NhEW PAD (Northsouth east west – personal aAdaptable dwelling), 2001, is a work by OPEN Office/ cOPENhagen Office. The project combines architecture and furnishings in a minimal one-room living space that packs up for transport in a crate sized approximately 1.5 cubic metres. The components are custom-selected by the buyer beforehand, offering a genuine opportunity to its owner to ‘pack it in’ and ‘get away from it all’. This work is uncannily similar in spirit to that of artists such as Andrea Zittel (e.g. the A-Z living units, 2001) and Atelier van Lieshout ( Pioneer set, 2001) which explore similar escapist ideas through practical means.

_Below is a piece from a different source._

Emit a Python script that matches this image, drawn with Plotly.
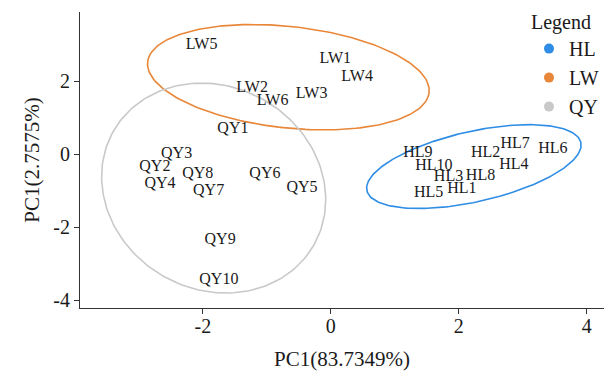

The exhibition (unconsciously?) marks the continuing cultural erosion between marcated territories of ‘fine art’ and design/architecture, and the general messiness of the mass culture/’high culture’ divide. Artists such as Andrea Zittel, Jorge Pardo, Atelier van Lieshout and Mick O’Kelly represent a growing number of contemporary artists who choose to use a language of (fully functional) design and technology. This trend could be seen as a strategy for making artwork that deals with themes of the body and the built environment, or the body in society that attempts to challenge social realities beyond mere commentary in a fine art context. Likewise, the exhibition also points to the social importance of design products beyond mere commodities. The relevance of this exhibition in the current cultural and social climate is undeniable: without taking up the problematic fine art/design or high/popular culture divide, it is clear to everyone that housing and planning problems and poverty are but two areas of contemporary lifestyle currently in crisis.
Unfortunately, however, the siting of proposed design solutions to these problems in an ‘art’ space seemed to distance many viewers from its relevance importance: it was difficult not to notice the many people who approached the work as if it were a painting that would speak to them, or offer some purely aesthetic pleasure. Ironically, many others gave the work very little attention, the work probably offering little of the ‘viewing pleasure’ some associate with art galleries and museums. The collapse of art into mass culture is a debate for another time, but it’s more than a pity that the siting of such important work within an art institution such as IMMA should render it inaccessible, or worse, irrlevant, in some way.
Sarah Browne is an artist and writer currently based in Dublin.
Living in Motion: Design and Architecture for Flexible Dwelling, IMMA, 29 October to January 4 2004. Exhibition organised by the vitra Design Museum, Weil am Rein, Germany.